▸ Task objective:
Retype, with no alterations, every line between the one containing "Emit a Python" and the one containing "a_tg_err = [4.1, 6.0, 6.5, 9.0, 8.8]", counting both of those lines too. Pictures are to be left out.

▸ Task input:
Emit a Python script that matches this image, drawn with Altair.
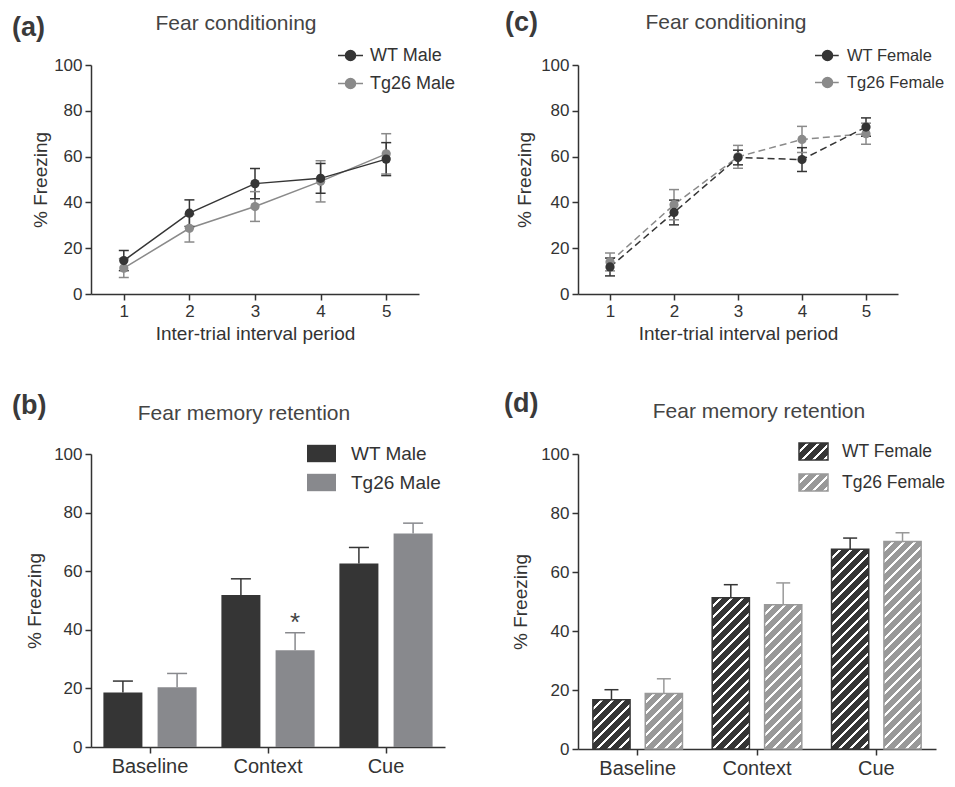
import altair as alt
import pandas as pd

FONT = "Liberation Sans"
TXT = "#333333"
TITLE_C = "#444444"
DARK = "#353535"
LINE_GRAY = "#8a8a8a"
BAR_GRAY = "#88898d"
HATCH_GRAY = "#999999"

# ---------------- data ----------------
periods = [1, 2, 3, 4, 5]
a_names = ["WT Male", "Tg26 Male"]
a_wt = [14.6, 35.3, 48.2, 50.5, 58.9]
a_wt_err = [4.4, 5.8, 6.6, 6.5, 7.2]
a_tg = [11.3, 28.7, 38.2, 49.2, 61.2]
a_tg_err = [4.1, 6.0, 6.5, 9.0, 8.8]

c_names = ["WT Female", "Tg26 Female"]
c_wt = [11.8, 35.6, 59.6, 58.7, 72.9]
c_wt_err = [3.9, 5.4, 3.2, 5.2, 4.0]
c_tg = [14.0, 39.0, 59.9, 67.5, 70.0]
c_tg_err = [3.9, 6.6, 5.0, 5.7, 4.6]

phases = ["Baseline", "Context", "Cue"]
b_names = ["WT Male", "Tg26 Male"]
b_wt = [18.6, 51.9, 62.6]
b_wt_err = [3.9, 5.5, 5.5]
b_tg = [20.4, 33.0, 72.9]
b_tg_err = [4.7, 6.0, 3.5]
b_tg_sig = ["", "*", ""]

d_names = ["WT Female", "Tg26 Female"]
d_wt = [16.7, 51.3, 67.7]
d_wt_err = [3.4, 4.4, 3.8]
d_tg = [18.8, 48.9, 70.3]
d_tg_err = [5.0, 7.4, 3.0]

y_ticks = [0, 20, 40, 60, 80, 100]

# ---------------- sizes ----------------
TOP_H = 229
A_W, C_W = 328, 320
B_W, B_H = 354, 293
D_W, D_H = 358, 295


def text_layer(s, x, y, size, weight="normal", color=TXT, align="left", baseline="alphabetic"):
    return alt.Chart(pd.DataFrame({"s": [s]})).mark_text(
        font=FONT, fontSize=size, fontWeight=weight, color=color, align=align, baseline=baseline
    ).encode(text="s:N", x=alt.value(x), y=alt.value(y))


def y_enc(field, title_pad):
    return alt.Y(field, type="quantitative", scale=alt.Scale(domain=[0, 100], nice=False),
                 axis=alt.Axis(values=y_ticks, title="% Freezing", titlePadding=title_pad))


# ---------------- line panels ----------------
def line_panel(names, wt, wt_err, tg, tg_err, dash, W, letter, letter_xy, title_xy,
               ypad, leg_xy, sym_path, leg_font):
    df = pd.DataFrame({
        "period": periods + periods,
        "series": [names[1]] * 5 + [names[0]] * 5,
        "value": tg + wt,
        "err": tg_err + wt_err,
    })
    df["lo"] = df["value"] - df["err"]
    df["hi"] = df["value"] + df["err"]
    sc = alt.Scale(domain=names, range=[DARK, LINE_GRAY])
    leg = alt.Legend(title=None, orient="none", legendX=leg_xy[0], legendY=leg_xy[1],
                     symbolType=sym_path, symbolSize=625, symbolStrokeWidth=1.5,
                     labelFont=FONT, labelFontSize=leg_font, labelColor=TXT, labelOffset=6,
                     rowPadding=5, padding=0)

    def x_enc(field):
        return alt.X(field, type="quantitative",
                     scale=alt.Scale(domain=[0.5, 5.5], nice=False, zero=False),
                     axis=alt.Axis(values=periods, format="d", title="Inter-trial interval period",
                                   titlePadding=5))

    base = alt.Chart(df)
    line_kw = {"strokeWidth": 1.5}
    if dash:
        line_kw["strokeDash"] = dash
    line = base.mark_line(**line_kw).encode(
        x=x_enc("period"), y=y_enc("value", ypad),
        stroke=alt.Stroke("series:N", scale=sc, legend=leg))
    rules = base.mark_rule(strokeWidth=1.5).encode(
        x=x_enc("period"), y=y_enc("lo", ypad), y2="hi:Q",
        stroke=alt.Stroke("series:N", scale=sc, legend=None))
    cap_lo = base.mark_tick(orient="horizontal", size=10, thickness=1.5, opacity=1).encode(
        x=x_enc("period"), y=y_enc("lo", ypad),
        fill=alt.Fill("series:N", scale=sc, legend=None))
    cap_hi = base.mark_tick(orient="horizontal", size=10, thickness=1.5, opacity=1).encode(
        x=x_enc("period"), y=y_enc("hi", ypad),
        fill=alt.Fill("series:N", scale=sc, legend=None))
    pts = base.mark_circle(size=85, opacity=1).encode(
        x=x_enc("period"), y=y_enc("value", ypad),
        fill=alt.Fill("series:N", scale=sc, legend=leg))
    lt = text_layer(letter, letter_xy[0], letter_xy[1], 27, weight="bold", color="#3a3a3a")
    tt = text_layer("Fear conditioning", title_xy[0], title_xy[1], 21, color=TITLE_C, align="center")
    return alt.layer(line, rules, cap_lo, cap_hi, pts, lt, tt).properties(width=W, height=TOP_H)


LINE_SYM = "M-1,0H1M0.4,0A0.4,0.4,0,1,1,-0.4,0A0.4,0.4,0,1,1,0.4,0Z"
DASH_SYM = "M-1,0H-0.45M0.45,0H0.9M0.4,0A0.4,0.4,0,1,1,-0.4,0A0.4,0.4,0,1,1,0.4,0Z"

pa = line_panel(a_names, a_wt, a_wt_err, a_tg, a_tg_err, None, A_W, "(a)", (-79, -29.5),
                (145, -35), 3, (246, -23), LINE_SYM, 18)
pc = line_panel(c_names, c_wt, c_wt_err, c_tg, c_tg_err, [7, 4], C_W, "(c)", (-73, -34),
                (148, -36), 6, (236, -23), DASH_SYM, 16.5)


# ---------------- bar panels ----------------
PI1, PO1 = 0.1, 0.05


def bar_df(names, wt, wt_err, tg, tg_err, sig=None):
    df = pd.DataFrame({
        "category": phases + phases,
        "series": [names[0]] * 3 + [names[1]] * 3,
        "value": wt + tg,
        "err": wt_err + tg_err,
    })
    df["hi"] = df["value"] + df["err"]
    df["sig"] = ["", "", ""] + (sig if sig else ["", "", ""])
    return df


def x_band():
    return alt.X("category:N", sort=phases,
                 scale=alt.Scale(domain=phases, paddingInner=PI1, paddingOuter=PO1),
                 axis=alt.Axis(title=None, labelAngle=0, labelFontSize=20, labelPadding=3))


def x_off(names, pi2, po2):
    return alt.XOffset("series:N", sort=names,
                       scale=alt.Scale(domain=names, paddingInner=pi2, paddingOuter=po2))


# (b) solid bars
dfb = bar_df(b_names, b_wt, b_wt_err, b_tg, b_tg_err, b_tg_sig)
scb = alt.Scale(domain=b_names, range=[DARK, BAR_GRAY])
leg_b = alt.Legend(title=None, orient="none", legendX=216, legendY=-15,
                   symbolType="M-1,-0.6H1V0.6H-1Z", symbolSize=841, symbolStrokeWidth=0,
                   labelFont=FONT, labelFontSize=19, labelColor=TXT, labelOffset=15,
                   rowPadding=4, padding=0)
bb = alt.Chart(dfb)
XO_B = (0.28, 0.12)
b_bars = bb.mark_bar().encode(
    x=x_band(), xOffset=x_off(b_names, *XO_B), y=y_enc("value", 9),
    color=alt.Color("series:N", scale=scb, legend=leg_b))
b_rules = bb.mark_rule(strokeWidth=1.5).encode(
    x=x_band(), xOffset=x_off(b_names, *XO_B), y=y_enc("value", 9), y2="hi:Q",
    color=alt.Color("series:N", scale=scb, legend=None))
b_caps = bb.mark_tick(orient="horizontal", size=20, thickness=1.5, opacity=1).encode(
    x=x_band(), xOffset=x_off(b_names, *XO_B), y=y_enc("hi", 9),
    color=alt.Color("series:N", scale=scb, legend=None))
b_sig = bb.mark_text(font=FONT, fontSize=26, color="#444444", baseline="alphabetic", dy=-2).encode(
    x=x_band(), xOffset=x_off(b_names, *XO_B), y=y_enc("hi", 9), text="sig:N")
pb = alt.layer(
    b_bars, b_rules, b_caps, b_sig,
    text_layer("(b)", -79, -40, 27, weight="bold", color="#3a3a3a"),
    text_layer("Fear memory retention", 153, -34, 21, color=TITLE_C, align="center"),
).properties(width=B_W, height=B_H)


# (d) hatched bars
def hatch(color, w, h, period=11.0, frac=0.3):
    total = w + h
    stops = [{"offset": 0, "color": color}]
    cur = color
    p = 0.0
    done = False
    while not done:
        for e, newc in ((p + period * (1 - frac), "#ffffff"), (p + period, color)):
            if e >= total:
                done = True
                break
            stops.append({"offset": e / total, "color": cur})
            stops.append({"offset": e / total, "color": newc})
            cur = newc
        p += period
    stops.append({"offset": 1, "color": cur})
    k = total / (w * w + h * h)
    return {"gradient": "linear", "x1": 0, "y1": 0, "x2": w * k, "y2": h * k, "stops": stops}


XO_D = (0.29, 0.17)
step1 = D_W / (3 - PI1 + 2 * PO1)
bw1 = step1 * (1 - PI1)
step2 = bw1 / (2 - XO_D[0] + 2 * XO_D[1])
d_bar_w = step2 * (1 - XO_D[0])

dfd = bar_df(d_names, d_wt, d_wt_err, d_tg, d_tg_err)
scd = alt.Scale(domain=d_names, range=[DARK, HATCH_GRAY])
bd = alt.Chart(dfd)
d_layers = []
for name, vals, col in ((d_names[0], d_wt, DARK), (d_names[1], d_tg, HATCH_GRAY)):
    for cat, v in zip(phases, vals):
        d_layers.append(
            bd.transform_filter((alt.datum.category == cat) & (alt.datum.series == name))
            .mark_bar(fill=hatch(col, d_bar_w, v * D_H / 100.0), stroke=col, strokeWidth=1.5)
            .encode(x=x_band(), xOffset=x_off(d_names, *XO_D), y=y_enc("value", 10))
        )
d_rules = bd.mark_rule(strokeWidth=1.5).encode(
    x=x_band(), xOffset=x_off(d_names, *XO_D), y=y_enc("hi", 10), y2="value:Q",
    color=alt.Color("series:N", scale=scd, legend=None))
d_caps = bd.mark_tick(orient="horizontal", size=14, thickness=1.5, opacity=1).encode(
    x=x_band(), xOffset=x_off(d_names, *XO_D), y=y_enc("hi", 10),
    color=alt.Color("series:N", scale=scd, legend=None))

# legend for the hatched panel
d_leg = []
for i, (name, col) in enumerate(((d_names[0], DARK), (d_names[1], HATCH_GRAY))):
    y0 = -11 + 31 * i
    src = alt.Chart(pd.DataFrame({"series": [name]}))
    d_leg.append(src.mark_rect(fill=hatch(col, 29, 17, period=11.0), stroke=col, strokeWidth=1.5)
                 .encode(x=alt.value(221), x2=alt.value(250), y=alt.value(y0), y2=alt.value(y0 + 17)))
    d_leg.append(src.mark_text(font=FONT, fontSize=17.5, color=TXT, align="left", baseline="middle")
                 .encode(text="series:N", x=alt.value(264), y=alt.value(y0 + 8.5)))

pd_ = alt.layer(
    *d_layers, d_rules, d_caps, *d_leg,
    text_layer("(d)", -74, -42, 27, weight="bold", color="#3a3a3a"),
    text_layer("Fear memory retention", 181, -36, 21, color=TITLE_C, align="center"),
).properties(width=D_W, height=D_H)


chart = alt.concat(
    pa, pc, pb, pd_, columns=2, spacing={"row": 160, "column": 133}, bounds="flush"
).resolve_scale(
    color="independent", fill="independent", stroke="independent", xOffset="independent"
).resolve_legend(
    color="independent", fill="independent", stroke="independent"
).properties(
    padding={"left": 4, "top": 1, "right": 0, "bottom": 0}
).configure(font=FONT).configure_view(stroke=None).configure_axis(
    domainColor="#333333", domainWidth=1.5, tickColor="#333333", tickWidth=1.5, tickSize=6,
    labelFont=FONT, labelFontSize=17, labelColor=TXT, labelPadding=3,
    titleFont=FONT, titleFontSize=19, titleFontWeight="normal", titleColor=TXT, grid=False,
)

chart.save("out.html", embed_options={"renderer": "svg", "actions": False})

==

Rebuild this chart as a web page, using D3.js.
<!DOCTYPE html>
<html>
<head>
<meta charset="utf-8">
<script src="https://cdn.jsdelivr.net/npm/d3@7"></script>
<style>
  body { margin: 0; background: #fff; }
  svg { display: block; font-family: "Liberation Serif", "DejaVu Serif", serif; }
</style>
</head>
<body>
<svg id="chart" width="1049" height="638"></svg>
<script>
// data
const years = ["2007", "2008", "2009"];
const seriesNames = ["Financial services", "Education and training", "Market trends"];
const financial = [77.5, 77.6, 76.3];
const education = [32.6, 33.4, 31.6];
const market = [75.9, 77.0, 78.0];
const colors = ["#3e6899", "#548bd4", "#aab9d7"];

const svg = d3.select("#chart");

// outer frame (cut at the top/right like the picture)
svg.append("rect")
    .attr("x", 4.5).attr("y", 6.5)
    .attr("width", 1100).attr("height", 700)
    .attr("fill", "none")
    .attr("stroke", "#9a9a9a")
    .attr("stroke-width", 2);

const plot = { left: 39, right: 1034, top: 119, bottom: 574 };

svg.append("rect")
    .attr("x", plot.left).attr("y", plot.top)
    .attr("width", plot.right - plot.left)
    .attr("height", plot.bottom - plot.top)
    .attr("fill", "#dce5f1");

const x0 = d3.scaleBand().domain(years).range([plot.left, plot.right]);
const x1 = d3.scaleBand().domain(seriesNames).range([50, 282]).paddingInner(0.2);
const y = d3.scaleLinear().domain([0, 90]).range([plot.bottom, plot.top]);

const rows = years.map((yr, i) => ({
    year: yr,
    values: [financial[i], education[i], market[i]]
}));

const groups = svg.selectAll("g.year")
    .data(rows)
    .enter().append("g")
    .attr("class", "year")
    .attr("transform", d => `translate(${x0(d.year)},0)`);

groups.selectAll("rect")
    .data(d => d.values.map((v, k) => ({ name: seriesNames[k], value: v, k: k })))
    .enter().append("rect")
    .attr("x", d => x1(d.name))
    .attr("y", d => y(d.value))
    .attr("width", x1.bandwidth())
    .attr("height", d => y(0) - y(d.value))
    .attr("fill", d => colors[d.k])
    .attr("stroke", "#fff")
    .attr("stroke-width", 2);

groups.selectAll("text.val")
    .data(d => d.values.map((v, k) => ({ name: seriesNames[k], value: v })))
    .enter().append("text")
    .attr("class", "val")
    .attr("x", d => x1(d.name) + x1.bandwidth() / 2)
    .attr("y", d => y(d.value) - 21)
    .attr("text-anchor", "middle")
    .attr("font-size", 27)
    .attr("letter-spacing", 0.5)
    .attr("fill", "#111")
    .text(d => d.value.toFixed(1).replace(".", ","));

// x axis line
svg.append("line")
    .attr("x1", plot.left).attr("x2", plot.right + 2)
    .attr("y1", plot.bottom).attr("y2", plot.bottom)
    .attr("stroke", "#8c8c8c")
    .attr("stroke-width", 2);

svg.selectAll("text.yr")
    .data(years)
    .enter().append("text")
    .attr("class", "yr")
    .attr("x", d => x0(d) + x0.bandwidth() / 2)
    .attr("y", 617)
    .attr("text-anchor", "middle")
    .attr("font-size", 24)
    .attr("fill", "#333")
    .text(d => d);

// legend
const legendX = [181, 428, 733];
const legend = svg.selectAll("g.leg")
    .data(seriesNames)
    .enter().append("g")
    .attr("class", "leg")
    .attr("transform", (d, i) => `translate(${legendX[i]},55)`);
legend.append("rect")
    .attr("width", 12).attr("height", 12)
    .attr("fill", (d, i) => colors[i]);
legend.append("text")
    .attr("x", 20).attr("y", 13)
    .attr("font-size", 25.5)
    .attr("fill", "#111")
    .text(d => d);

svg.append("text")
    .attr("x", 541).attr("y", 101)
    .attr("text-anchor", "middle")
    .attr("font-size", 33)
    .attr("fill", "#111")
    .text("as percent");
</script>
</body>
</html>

▸ Correct response:
Emit a Python script that matches this image, drawn with Altair.
import altair as alt
import pandas as pd

FONT = "Liberation Sans"
TXT = "#333333"
TITLE_C = "#444444"
DARK = "#353535"
LINE_GRAY = "#8a8a8a"
BAR_GRAY = "#88898d"
HATCH_GRAY = "#999999"

# ---------------- data ----------------
periods = [1, 2, 3, 4, 5]
a_names = ["WT Male", "Tg26 Male"]
a_wt = [14.6, 35.3, 48.2, 50.5, 58.9]
a_wt_err = [4.4, 5.8, 6.6, 6.5, 7.2]
a_tg = [11.3, 28.7, 38.2, 49.2, 61.2]
a_tg_err = [4.1, 6.0, 6.5, 9.0, 8.8]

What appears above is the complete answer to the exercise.